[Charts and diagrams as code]
=====

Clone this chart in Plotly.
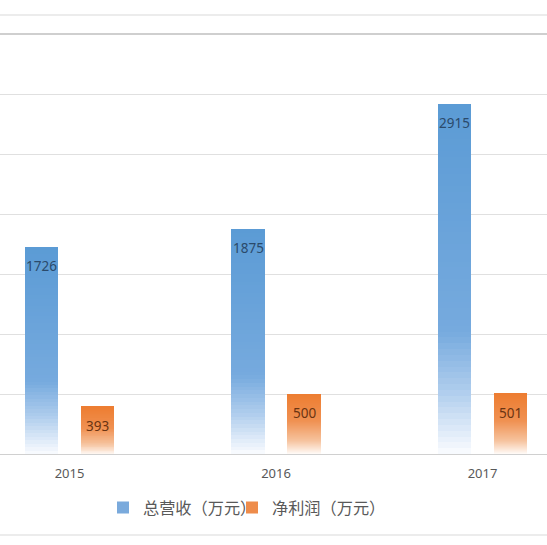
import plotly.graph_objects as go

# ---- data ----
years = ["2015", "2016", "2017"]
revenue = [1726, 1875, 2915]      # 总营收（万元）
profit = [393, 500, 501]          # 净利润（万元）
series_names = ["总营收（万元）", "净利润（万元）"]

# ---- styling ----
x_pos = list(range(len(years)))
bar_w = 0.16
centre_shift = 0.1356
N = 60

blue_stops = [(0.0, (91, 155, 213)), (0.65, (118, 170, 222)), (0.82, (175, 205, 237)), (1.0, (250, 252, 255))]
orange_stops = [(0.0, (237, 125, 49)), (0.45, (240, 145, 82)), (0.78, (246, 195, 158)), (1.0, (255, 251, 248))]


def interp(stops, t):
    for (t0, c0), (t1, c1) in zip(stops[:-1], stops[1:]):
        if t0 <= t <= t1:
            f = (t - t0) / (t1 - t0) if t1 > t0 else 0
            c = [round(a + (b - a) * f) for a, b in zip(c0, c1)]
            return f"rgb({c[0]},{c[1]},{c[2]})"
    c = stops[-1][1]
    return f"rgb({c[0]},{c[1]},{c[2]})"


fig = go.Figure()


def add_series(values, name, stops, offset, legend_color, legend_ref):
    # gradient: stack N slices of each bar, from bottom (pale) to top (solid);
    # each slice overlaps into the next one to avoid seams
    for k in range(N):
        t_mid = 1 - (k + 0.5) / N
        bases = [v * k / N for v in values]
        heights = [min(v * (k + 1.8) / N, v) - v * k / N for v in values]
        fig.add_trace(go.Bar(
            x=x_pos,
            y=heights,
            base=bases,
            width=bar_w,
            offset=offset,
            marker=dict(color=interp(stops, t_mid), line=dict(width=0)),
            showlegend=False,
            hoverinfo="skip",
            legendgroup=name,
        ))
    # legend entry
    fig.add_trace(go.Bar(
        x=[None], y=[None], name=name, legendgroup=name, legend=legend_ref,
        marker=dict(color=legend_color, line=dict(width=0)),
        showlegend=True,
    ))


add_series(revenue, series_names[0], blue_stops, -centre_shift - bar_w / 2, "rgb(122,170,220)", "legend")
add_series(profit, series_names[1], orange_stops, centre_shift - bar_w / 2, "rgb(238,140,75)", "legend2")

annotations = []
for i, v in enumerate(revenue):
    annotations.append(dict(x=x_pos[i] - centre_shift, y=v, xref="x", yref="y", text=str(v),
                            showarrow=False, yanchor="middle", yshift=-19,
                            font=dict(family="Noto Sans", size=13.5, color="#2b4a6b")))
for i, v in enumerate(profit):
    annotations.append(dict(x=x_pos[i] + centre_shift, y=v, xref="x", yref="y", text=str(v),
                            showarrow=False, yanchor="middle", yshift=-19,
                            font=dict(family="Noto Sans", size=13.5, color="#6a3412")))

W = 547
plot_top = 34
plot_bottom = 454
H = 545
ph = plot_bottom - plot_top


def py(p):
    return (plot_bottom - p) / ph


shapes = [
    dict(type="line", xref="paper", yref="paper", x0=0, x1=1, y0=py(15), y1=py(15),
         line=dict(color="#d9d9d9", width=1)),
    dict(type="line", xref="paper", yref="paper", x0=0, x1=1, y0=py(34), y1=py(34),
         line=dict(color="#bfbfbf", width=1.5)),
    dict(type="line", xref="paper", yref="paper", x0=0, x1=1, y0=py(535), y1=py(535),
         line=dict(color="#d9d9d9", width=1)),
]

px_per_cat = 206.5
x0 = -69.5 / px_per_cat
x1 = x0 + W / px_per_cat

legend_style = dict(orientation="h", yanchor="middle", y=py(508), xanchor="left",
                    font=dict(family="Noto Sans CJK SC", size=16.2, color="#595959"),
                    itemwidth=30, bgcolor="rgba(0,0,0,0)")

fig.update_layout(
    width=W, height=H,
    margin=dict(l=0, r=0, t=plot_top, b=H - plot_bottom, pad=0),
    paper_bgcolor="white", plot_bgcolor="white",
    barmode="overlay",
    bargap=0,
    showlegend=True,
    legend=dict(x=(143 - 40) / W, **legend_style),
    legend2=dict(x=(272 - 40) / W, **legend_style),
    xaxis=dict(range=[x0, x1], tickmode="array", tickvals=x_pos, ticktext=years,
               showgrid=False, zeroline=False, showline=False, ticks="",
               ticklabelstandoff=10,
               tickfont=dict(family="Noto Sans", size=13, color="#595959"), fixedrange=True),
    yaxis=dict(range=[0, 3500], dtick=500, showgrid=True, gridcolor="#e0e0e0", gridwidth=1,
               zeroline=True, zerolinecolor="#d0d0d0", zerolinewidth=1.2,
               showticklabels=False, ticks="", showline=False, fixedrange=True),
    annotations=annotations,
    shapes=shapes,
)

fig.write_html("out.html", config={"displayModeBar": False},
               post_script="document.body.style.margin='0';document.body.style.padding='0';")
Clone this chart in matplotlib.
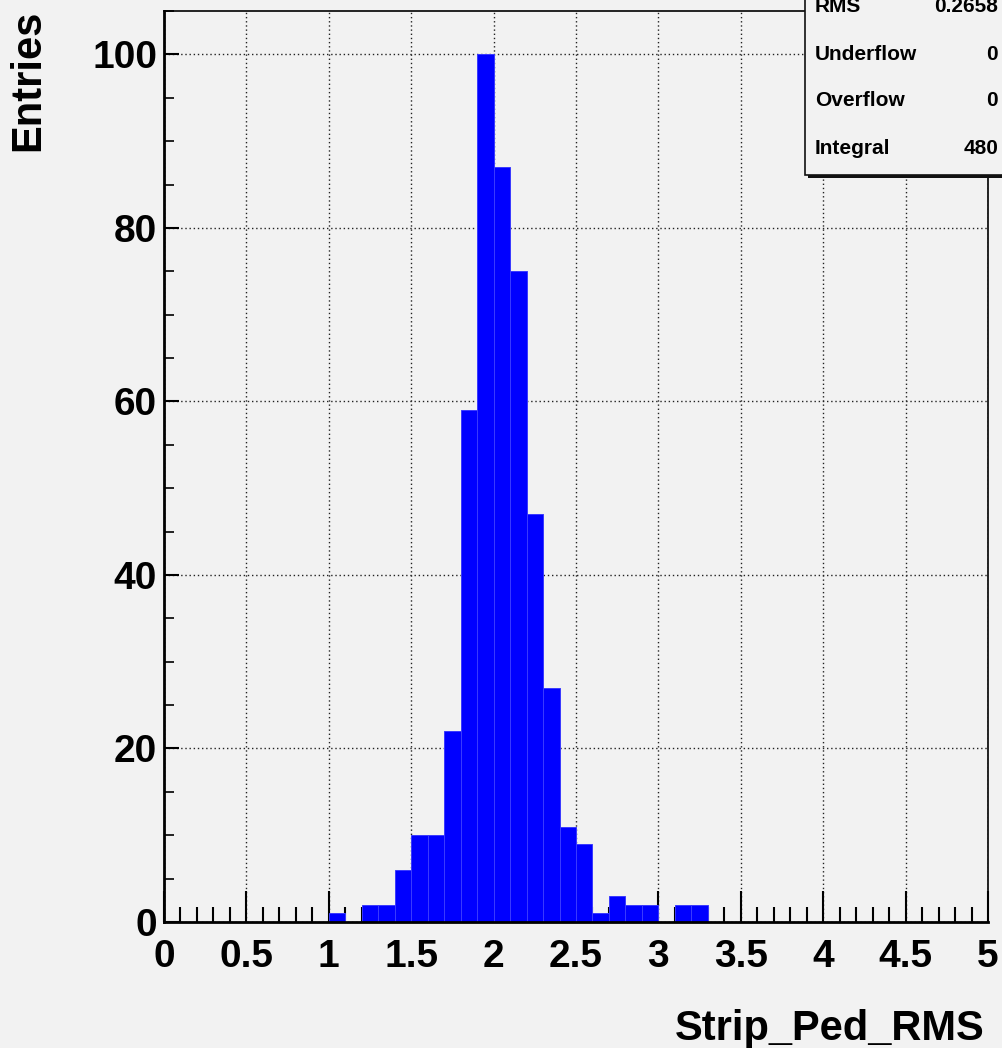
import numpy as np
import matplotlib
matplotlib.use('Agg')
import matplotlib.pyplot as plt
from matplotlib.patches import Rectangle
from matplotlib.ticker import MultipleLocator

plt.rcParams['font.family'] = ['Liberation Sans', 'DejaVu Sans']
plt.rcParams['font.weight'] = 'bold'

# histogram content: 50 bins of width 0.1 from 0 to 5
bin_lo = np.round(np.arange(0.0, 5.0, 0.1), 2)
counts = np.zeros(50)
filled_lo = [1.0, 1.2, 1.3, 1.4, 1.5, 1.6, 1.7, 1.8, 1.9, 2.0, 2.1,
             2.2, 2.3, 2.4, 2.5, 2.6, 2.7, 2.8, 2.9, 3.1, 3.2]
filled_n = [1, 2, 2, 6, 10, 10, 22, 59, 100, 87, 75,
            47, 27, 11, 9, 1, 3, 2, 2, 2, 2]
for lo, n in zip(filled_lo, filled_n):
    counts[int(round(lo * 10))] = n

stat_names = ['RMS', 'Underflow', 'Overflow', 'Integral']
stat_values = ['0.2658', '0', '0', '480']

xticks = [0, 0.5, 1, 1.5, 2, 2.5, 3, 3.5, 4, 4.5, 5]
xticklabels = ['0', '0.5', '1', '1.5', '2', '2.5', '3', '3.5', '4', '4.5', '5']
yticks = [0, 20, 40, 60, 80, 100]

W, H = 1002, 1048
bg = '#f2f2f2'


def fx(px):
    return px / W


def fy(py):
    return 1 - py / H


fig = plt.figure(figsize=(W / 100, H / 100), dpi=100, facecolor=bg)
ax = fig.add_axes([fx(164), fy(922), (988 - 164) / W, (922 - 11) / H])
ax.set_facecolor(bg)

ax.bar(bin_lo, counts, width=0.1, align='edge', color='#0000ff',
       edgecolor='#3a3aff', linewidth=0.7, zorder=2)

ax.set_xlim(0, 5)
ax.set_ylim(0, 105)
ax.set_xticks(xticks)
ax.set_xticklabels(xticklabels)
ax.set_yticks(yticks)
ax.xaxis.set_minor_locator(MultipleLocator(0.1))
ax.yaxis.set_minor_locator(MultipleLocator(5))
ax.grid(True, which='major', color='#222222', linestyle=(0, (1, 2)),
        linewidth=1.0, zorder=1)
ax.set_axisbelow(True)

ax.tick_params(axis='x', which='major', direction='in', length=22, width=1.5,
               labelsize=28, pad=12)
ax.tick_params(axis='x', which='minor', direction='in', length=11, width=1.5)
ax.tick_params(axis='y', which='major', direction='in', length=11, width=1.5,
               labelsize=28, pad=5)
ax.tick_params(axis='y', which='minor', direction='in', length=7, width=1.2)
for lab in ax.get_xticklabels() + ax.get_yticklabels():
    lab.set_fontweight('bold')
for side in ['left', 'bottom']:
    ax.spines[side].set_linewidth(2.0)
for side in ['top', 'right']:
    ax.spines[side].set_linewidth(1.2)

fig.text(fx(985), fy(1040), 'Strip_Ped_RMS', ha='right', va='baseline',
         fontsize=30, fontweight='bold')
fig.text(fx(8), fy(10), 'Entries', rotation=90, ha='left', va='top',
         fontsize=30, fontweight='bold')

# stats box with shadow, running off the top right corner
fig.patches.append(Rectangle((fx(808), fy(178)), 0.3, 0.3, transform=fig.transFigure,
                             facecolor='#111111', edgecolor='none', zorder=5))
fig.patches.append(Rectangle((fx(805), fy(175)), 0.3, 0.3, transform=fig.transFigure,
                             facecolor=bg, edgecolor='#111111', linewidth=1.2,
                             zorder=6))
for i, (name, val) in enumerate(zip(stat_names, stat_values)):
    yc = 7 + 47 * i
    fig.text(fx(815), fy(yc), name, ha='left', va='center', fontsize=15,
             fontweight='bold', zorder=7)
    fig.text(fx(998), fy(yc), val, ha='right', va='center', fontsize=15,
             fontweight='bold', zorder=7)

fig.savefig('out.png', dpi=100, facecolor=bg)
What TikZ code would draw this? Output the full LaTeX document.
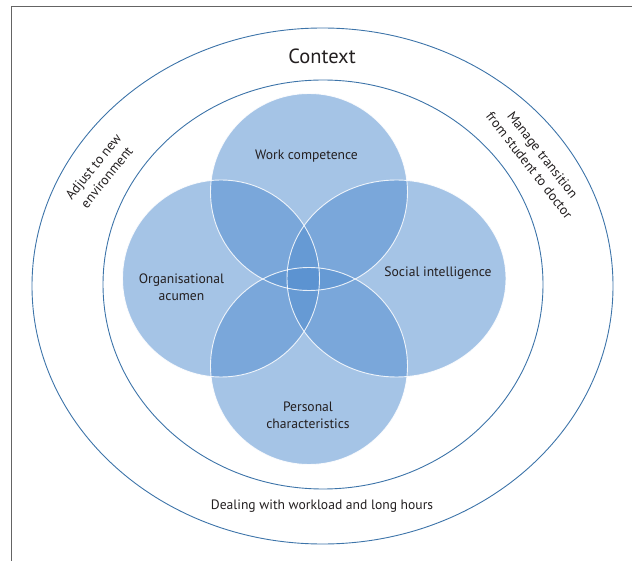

=====

Instruction » Retype exactly the lines from the one with "Clone this chart in matplotlib." through the one with "ax.set_facecolor(bg)", both included, and nothing else; leave out the pictures.

Answer to the task »
Clone this chart in matplotlib.
import numpy as np
import matplotlib
matplotlib.use('Agg')
import matplotlib.pyplot as plt
from matplotlib.patches import Rectangle
from matplotlib.ticker import MultipleLocator

plt.rcParams['font.family'] = ['Liberation Sans', 'DejaVu Sans']
plt.rcParams['font.weight'] = 'bold'

# histogram content: 50 bins of width 0.1 from 0 to 5
bin_lo = np.round(np.arange(0.0, 5.0, 0.1), 2)
counts = np.zeros(50)
filled_lo = [1.0, 1.2, 1.3, 1.4, 1.5, 1.6, 1.7, 1.8, 1.9, 2.0, 2.1,
             2.2, 2.3, 2.4, 2.5, 2.6, 2.7, 2.8, 2.9, 3.1, 3.2]
filled_n = [1, 2, 2, 6, 10, 10, 22, 59, 100, 87, 75,
            47, 27, 11, 9, 1, 3, 2, 2, 2, 2]
for lo, n in zip(filled_lo, filled_n):
    counts[int(round(lo * 10))] = n

stat_names = ['RMS', 'Underflow', 'Overflow', 'Integral']
stat_values = ['0.2658', '0', '0', '480']

xticks = [0, 0.5, 1, 1.5, 2, 2.5, 3, 3.5, 4, 4.5, 5]
xticklabels = ['0', '0.5', '1', '1.5', '2', '2.5', '3', '3.5', '4', '4.5', '5']
yticks = [0, 20, 40, 60, 80, 100]

W, H = 1002, 1048
bg = '#f2f2f2'


def fx(px):
    return px / W


def fy(py):
    return 1 - py / H


fig = plt.figure(figsize=(W / 100, H / 100), dpi=100, facecolor=bg)
ax = fig.add_axes([fx(164), fy(922), (988 - 164) / W, (922 - 11) / H])
ax.set_facecolor(bg)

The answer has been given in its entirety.